B. Bentuk Pelanggaran
1. Terhadap Konseli
a. Menyebarkan/membuka rahasia konseli kepada orang yang tidak terkait dengan kepentingan konseli
b. Melakukan perbuatan asusila (pelecehan seksual, penistaan agama, rasialis).
c. Melakukan tindak kekerasan (fisik dan psikologis) terhadap konseli.
d. Kesalahan dalam melakukan pratik profesional (prosedur, teknik, evaluasi, dan tindak lanjut).
2. Terhadap Organisasi Profesi
a. Tidak mengikuti kebijakan dan aturan yang telah ditetapkan oleh organisasi profesi.
b. Mencemarkan nama baik profesi (menggunakan organisasi profesi untuk kepentingan pribadi dan atau kelompok).
3. Terhadap Rekan Sejawat dan Profesi Lain Yang Terkait
a. Melakukan tindakan yang menimbulkan konflik (penghinaan, menolak untuk bekerja sama, sikap arogan)
b. Melakukan referal kepada pihak yang tidak memiliki keahlian sesuai dengan masalah konseli.
C. Sangsi Pelanggaran
Konselor
wajib mematuhi kode etik profesi Bimbingan dan Konseling.
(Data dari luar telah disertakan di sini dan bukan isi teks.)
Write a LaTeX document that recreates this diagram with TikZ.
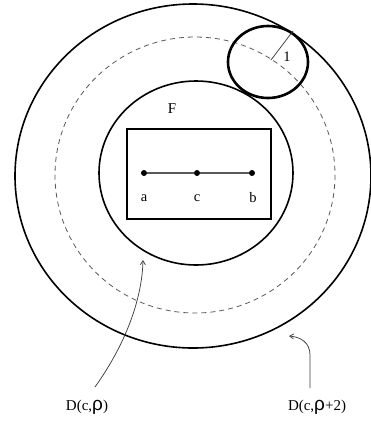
\documentclass[tikz,border=0pt]{standalone}
\usepackage{fontspec}
\setmainfont{Liberation Serif}
\newfontfamily\rhofont{Liberation Sans}
\usetikzlibrary{arrows.meta}
\tikzset{
  bigcirc/.style={draw=black, line width=1.6pt},
  smallcirc/.style={draw=black, line width=2.6pt},
  dashcirc/.style={draw=black!65, line width=0.8pt, dash pattern=on 5pt off 4pt},
  segline/.style={draw=black!65, line width=1.1pt},
  dotpt/.style={circle, fill=black, inner sep=0pt, minimum size=6pt},
  ptlabel/.style={font=\fontsize{14.5}{16}\selectfont, inner sep=0pt},
  dlabel/.style={font=\fontsize{15}{17}\selectfont, inner sep=0pt},
  pointer/.style={draw=black!75, line width=0.75pt, -{Straight Barb[length=4pt,width=5pt]}}
}
\newcommand{\myrho}{{\rhofont\fontsize{19}{19}\selectfont ρ}}
\begin{document}
\begin{tikzpicture}[x=1pt,y=-1pt]
\useasboundingbox (0,0) rectangle (371,421);
% circles
\draw[bigcirc] (193,176) ellipse [x radius=178, y radius=172];
\draw[dashcirc] (195,175) ellipse [x radius=140, y radius=138];
\draw[bigcirc] (196,173) ellipse [x radius=97, y radius=92];
\draw[smallcirc] (268,62) ellipse [x radius=40, y radius=36];
% radius 1
\coordinate (rc) at (271,60);
\coordinate (rt) at (293,31);
\draw[black!75, line width=0.75pt] (rc) -- (rt);
\node[ptlabel] (one) at (287,57) {1};
% rectangle F
\node[draw=black, line width=1.6pt, minimum width=144pt, minimum height=90pt, inner sep=0pt] (F) at (199,174) {};
\node[dlabel] (Flab) at (172,109) {F};
% points
\node[dotpt] (a) at (144,173) {};
\node[dotpt] (c) at (197,173) {};
\node[dotpt] (b) at (252,173) {};
\draw[segline] (a) -- (c) -- (b);
\node[ptlabel] (la) at (144,198) {a};
\node[ptlabel] (lc) at (197,198) {c};
\node[ptlabel] (lb) at (253,198) {b};
% labels
\node[dlabel, anchor=base] (D1) at (87,410) {D(c,\myrho)};
\node[dlabel, anchor=base] (D2) at (317,410) {D(c,\myrho+2)};
\coordinate (t1) at (143,260);
\coordinate (t2) at (289,336);
\draw[pointer] (95,387) .. controls (125,345) and (142,300) .. (t1);
\draw[pointer] (310,388) -- (310,355) .. controls (310,342) and (300,337) .. (t2);
\end{tikzpicture}
\end{document}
Apabila
terjadi pelanggaran terhadap kode etik Profesi Bimbingan dan Konseling
maka kepadanya diberikan sangsi sebagai berikut.
1. Memberikan teguran secara lisan dan tertulis
2. Memberikan peringatan keras secara tertulis
3. Pencabutan keanggotan ABKIN
4. Pencabutan lisensi
5. Apabila terkait dengan permasalahan hukum/ kriminal maka akan diserahkan pada pihak yang berwenang.
D. Mekanisme Penerapan Sangsi
Apabila terjadi pelanggaran seperti tercantum diatas maka mekanisme penerapan sangsi yang dilakukan adalah sebagai berikut:
1. Mendapatkan pengaduan dan informasi dari konseli dan atau masyarakat
2. Pengaduan disampaikan kepada dewan kode etik di tingkat daerah
3. Apabila pelanggaran yang dilakukan masih relatif ringan maka penyelesaiannya dilakukan oleh dewan kode etik di tingkat daerah.
4. Pemanggilan konselor yang bersangkutan untuk verifikasi data yang disampaikan oleh konseli dan atau masyarakat.
5. Apabila
berdasarkan hasil verifikasi yang dilakukan oleh dewan kode etik daerah
terbukti kebenarannya maka diterapkan sangsi sesuai dengan masalahnya.